Plotting code records

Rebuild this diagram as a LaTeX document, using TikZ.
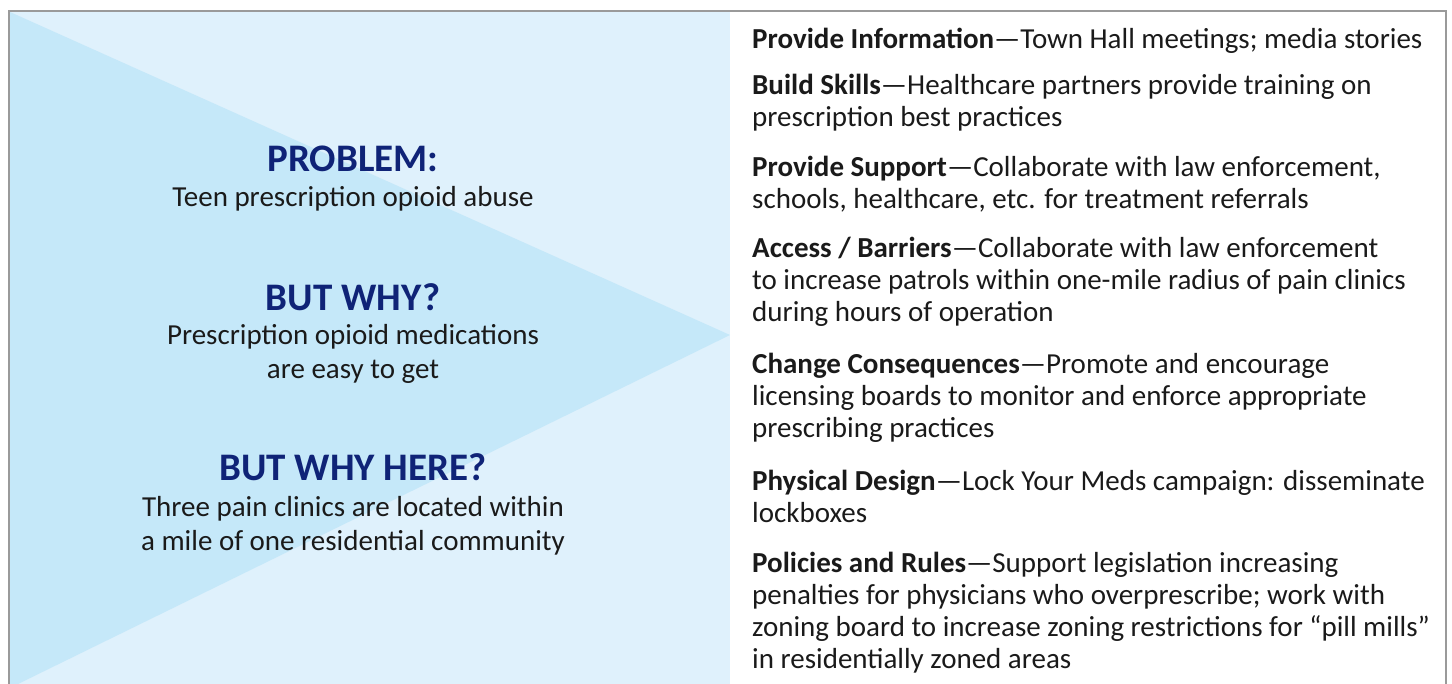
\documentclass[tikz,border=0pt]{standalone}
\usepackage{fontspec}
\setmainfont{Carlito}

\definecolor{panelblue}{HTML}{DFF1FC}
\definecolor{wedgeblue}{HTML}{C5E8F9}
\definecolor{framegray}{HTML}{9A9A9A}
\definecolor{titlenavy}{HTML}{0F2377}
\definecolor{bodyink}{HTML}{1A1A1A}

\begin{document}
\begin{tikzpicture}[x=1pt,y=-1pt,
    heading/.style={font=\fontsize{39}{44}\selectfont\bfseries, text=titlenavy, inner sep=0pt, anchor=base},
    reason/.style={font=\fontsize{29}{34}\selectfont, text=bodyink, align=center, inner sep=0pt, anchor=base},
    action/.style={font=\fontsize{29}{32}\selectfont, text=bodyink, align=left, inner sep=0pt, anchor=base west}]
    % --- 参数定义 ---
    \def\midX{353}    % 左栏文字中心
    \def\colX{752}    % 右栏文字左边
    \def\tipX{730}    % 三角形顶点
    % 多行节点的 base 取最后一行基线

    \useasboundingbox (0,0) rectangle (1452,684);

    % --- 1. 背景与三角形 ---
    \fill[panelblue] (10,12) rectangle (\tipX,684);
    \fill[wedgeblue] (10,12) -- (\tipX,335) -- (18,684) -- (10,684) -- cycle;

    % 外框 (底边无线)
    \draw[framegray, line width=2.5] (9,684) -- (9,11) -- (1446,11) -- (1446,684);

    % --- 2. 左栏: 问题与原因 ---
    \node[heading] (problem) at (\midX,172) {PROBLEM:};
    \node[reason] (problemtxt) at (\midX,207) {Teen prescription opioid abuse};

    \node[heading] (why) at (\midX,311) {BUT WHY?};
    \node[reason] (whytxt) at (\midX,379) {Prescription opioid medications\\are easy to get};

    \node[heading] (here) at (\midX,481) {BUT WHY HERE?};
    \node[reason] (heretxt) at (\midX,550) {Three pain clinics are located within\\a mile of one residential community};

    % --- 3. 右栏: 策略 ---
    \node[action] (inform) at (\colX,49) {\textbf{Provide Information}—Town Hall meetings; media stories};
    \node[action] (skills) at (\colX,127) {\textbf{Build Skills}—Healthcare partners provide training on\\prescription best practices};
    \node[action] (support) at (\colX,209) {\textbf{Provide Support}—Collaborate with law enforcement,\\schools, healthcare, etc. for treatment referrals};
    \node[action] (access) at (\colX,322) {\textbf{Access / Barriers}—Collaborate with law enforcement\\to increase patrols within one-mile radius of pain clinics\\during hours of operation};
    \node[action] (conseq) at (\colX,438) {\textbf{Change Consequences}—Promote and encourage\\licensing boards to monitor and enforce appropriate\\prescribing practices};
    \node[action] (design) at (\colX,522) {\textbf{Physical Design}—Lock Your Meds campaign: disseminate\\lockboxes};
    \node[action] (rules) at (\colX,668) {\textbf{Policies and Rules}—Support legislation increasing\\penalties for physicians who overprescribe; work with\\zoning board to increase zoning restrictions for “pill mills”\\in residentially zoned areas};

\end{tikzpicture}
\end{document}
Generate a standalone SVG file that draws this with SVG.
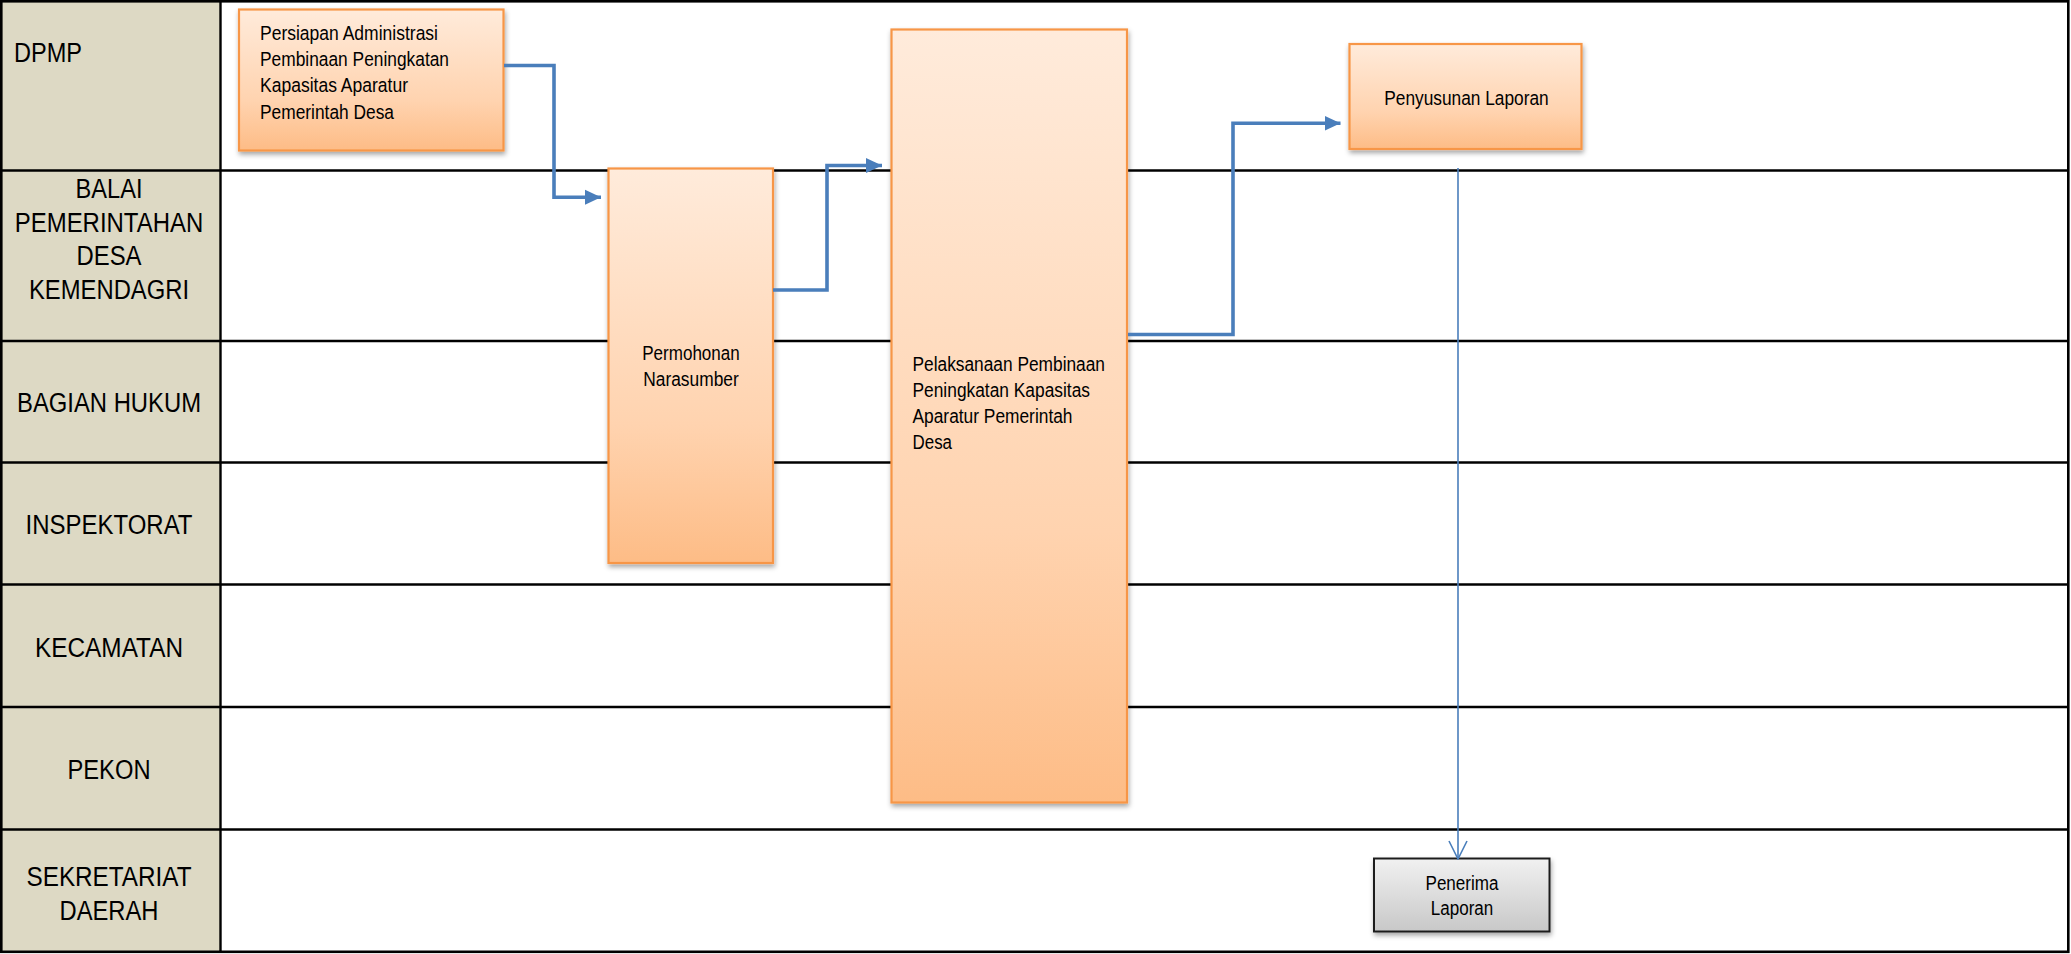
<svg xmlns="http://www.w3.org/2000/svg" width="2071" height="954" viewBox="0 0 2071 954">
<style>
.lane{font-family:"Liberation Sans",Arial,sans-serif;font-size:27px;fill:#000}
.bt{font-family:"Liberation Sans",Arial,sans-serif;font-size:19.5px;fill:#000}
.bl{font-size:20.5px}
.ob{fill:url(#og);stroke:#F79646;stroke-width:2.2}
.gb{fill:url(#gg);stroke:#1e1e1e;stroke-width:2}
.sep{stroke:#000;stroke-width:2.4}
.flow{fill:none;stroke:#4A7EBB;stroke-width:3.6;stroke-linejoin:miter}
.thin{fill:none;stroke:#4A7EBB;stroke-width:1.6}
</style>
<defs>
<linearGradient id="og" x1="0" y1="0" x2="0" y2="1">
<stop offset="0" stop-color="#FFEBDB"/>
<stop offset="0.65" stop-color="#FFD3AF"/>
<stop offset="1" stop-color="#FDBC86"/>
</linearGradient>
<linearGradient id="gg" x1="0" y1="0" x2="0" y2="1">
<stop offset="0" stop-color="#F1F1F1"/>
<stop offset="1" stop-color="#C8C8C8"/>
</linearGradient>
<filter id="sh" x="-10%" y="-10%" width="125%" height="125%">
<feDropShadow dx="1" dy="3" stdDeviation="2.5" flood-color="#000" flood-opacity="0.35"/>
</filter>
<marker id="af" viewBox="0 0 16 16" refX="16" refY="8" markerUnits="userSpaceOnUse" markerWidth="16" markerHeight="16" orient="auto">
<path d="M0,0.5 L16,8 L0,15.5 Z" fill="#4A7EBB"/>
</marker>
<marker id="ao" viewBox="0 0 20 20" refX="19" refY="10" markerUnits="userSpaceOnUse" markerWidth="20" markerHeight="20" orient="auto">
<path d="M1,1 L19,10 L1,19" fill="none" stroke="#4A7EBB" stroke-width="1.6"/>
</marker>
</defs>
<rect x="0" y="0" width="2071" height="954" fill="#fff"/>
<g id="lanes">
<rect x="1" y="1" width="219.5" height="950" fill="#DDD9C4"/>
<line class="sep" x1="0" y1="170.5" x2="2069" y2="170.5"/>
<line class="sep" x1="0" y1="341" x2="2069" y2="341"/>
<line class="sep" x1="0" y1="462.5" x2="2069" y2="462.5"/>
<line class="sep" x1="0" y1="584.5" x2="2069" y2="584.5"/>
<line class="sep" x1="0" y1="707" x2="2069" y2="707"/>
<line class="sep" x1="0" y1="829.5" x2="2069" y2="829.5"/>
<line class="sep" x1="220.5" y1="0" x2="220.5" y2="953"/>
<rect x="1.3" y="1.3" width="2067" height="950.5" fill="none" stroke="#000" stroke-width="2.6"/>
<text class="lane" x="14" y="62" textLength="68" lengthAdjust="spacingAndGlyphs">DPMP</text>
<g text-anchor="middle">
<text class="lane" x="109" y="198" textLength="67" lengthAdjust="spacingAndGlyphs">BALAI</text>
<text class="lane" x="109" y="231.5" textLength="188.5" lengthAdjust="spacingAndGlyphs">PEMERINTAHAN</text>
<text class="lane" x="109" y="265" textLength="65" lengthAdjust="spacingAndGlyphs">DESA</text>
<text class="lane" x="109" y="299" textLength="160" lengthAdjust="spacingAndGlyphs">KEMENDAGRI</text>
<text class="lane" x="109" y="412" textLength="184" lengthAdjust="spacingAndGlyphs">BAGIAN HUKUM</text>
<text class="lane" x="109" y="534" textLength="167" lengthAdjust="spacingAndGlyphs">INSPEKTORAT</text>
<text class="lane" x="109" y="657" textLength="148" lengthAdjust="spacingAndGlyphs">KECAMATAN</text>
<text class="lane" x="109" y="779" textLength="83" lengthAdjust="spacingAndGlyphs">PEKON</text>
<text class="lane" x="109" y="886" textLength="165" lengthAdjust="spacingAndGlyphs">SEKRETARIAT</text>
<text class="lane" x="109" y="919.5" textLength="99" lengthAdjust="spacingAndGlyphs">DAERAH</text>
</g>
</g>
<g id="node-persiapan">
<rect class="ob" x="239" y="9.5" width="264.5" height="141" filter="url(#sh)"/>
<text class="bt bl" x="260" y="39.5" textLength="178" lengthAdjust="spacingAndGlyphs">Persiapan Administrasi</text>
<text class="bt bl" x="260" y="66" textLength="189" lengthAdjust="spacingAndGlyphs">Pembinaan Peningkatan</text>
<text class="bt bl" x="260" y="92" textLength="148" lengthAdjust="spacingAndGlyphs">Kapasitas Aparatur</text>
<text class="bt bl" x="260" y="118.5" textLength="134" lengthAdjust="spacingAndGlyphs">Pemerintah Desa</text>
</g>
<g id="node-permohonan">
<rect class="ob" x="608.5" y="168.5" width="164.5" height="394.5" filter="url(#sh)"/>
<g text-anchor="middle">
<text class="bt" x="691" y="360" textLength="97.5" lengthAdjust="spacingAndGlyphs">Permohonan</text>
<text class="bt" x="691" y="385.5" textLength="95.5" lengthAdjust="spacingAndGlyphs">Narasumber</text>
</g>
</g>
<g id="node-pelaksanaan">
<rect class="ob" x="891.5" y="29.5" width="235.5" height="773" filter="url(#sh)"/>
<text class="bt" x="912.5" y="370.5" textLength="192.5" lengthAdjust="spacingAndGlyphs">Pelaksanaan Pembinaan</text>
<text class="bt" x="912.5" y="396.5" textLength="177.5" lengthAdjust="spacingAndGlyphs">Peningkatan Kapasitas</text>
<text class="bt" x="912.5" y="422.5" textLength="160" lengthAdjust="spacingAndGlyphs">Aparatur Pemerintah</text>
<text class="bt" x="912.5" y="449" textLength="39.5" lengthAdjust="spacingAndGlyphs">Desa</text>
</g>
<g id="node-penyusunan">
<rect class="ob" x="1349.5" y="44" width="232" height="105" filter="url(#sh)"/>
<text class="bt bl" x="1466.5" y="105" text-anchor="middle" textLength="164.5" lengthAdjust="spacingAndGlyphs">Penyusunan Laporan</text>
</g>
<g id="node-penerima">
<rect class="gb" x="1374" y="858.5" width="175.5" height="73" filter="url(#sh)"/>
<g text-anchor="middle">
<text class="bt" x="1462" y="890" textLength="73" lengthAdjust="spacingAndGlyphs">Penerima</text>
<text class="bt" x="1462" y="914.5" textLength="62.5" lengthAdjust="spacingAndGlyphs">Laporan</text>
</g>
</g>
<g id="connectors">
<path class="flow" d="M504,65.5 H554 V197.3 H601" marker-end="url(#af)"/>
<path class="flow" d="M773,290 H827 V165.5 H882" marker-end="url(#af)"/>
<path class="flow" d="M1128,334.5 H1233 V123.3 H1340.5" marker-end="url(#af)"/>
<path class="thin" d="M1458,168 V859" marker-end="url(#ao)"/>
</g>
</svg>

> What to work on
Every line from the start of the listing above through the line with "(0,0) rectangle (1452,684);" should be repeated exactly; skip the pictures and add nothing else.

> Output of the task
Rebuild this diagram as a LaTeX document, using TikZ.
\documentclass[tikz,border=0pt]{standalone}
\usepackage{fontspec}
\setmainfont{Carlito}

\definecolor{panelblue}{HTML}{DFF1FC}
\definecolor{wedgeblue}{HTML}{C5E8F9}
\definecolor{framegray}{HTML}{9A9A9A}
\definecolor{titlenavy}{HTML}{0F2377}
\definecolor{bodyink}{HTML}{1A1A1A}

\begin{document}
\begin{tikzpicture}[x=1pt,y=-1pt,
    heading/.style={font=\fontsize{39}{44}\selectfont\bfseries, text=titlenavy, inner sep=0pt, anchor=base},
    reason/.style={font=\fontsize{29}{34}\selectfont, text=bodyink, align=center, inner sep=0pt, anchor=base},
    action/.style={font=\fontsize{29}{32}\selectfont, text=bodyink, align=left, inner sep=0pt, anchor=base west}]
    % --- 参数定义 ---
    \def\midX{353}    % 左栏文字中心
    \def\colX{752}    % 右栏文字左边
    \def\tipX{730}    % 三角形顶点
    % 多行节点的 base 取最后一行基线

    \useasboundingbox (0,0) rectangle (1452,684);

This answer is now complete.